■ **SUPPLIED DATA**
start

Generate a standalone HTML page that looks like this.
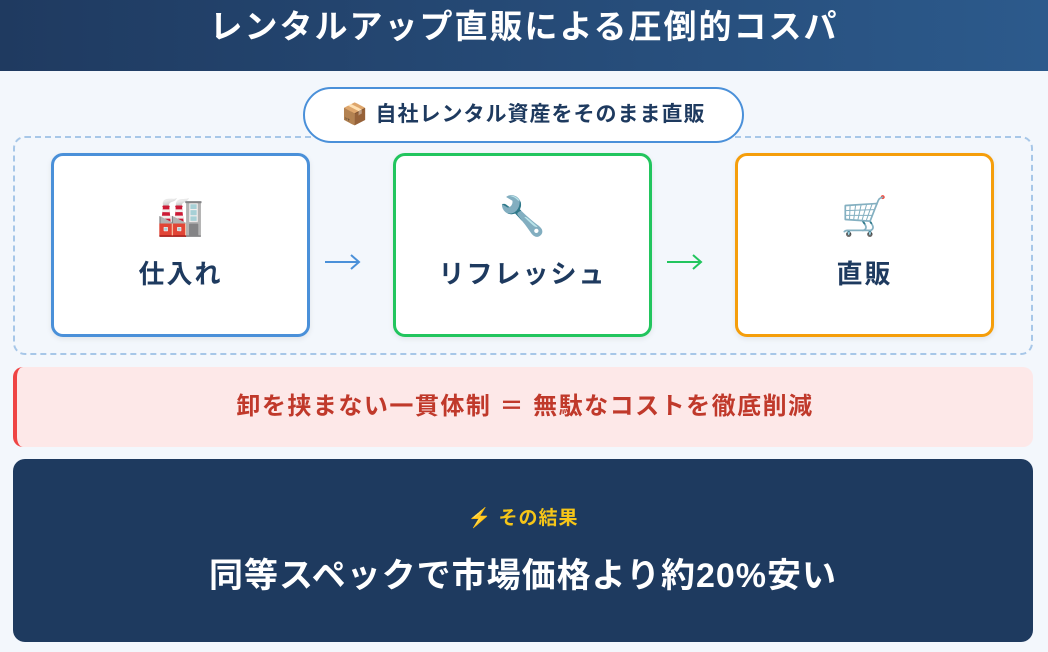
<!DOCTYPE html>
<html><head><meta charset="utf-8"><style>
*{margin:0;padding:0;box-sizing:border-box}
body{width:1048px;height:652px;background:#f3f7fc;font-family:"Liberation Sans","Noto Sans CJK JP",sans-serif;position:relative;overflow:hidden;font-weight:bold}
.hdr{position:absolute;left:0;top:0;width:1048px;height:71px;background:linear-gradient(90deg,#1f3a60,#2c5a8c);color:#fff;font-size:33px;letter-spacing:2px;text-align:center;line-height:54px}
.dash{position:absolute;left:13px;top:136px;width:1020px;height:219px;border:2px dashed #a7c7e8;border-radius:12px}
.pill{position:absolute;left:303px;top:87px;width:441px;height:56px;border:2px solid #4a90d9;border-radius:28px;background:#fff;color:#1e3a5f;font-size:21px;letter-spacing:1px;text-align:center;line-height:52px}
.box{position:absolute;top:153px;width:259px;height:184px;border:3px solid;border-radius:12px;background:#fff;text-align:center;color:#1e3a5f;box-shadow:0 2px 6px rgba(0,0,0,.08)}
.box .ic{font-size:38px;margin-top:36px;height:50px;line-height:50px}
.box .lb{font-size:26px;letter-spacing:2px;margin-top:12px}
.arr{position:absolute;top:252px}
.red{position:absolute;left:13px;top:367px;width:1020px;height:80px;background:#fde8e8;border-left:4px solid #ef4444;border-radius:10px;color:#c0392b;font-size:24px;letter-spacing:1.5px;text-align:center;line-height:80px}
.dark{position:absolute;left:13px;top:459px;width:1020px;height:183px;background:#1e3a5f;border-radius:12px;text-align:center}
.dark .s{color:#f5c518;font-size:19px;letter-spacing:1px;margin-top:44px}
.dark .m{color:#fff;font-size:34px;letter-spacing:1px;margin-top:18px}
</style></head><body>
<div class="hdr">レンタルアップ直販による圧倒的コスパ</div>
<div class="dash"></div>
<div class="pill">📦 自社レンタル資産をそのまま直販</div>
<div class="box" style="left:51px;border-color:#4a90d9"><div class="ic">🏭</div><div class="lb">仕入れ</div></div>
<svg class="arr" style="left:324px" width="38" height="20"><path d="M1 10H35M27 3L35 10L27 17" stroke="#4a90d9" stroke-width="2" fill="none"/></svg>
<div class="box" style="left:393px;border-color:#22c55e"><div class="ic">🔧</div><div class="lb">リフレッシュ</div></div>
<svg class="arr" style="left:666px" width="38" height="20"><path d="M1 10H35M27 3L35 10L27 17" stroke="#22c55e" stroke-width="2" fill="none"/></svg>
<div class="box" style="left:735px;border-color:#f59e0b"><div class="ic">🛒</div><div class="lb">直販</div></div>
<div class="red">卸を挟まない一貫体制 ＝ 無駄なコストを徹底削減</div>
<div class="dark"><div class="s">⚡ その結果</div><div class="m">同等スペックで市場価格より約20%安い</div></div>
</body></html>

end

■ **WHAT THE TASK REQUIRES**
Return all of the data exactly as written, and drop the pictures.

■ **ANSWER TO THE PROBLEM**
Generate a standalone HTML page that looks like this.
<!DOCTYPE html>
<html><head><meta charset="utf-8"><style>
*{margin:0;padding:0;box-sizing:border-box}
body{width:1048px;height:652px;background:#f3f7fc;font-family:"Liberation Sans","Noto Sans CJK JP",sans-serif;position:relative;overflow:hidden;font-weight:bold}
.hdr{position:absolute;left:0;top:0;width:1048px;height:71px;background:linear-gradient(90deg,#1f3a60,#2c5a8c);color:#fff;font-size:33px;letter-spacing:2px;text-align:center;line-height:54px}
.dash{position:absolute;left:13px;top:136px;width:1020px;height:219px;border:2px dashed #a7c7e8;border-radius:12px}
.pill{position:absolute;left:303px;top:87px;width:441px;height:56px;border:2px solid #4a90d9;border-radius:28px;background:#fff;color:#1e3a5f;font-size:21px;letter-spacing:1px;text-align:center;line-height:52px}
.box{position:absolute;top:153px;width:259px;height:184px;border:3px solid;border-radius:12px;background:#fff;text-align:center;color:#1e3a5f;box-shadow:0 2px 6px rgba(0,0,0,.08)}
.box .ic{font-size:38px;margin-top:36px;height:50px;line-height:50px}
.box .lb{font-size:26px;letter-spacing:2px;margin-top:12px}
.arr{position:absolute;top:252px}
.red{position:absolute;left:13px;top:367px;width:1020px;height:80px;background:#fde8e8;border-left:4px solid #ef4444;border-radius:10px;color:#c0392b;font-size:24px;letter-spacing:1.5px;text-align:center;line-height:80px}
.dark{position:absolute;left:13px;top:459px;width:1020px;height:183px;background:#1e3a5f;border-radius:12px;text-align:center}
.dark .s{color:#f5c518;font-size:19px;letter-spacing:1px;margin-top:44px}
.dark .m{color:#fff;font-size:34px;letter-spacing:1px;margin-top:18px}
</style></head><body>
<div class="hdr">レンタルアップ直販による圧倒的コスパ</div>
<div class="dash"></div>
<div class="pill">📦 自社レンタル資産をそのまま直販</div>
<div class="box" style="left:51px;border-color:#4a90d9"><div class="ic">🏭</div><div class="lb">仕入れ</div></div>
<svg class="arr" style="left:324px" width="38" height="20"><path d="M1 10H35M27 3L35 10L27 17" stroke="#4a90d9" stroke-width="2" fill="none"/></svg>
<div class="box" style="left:393px;border-color:#22c55e"><div class="ic">🔧</div><div class="lb">リフレッシュ</div></div>
<svg class="arr" style="left:666px" width="38" height="20"><path d="M1 10H35M27 3L35 10L27 17" stroke="#22c55e" stroke-width="2" fill="none"/></svg>
<div class="box" style="left:735px;border-color:#f59e0b"><div class="ic">🛒</div><div class="lb">直販</div></div>
<div class="red">卸を挟まない一貫体制 ＝ 無駄なコストを徹底削減</div>
<div class="dark"><div class="s">⚡ その結果</div><div class="m">同等スペックで市場価格より約20%安い</div></div>
</body></html>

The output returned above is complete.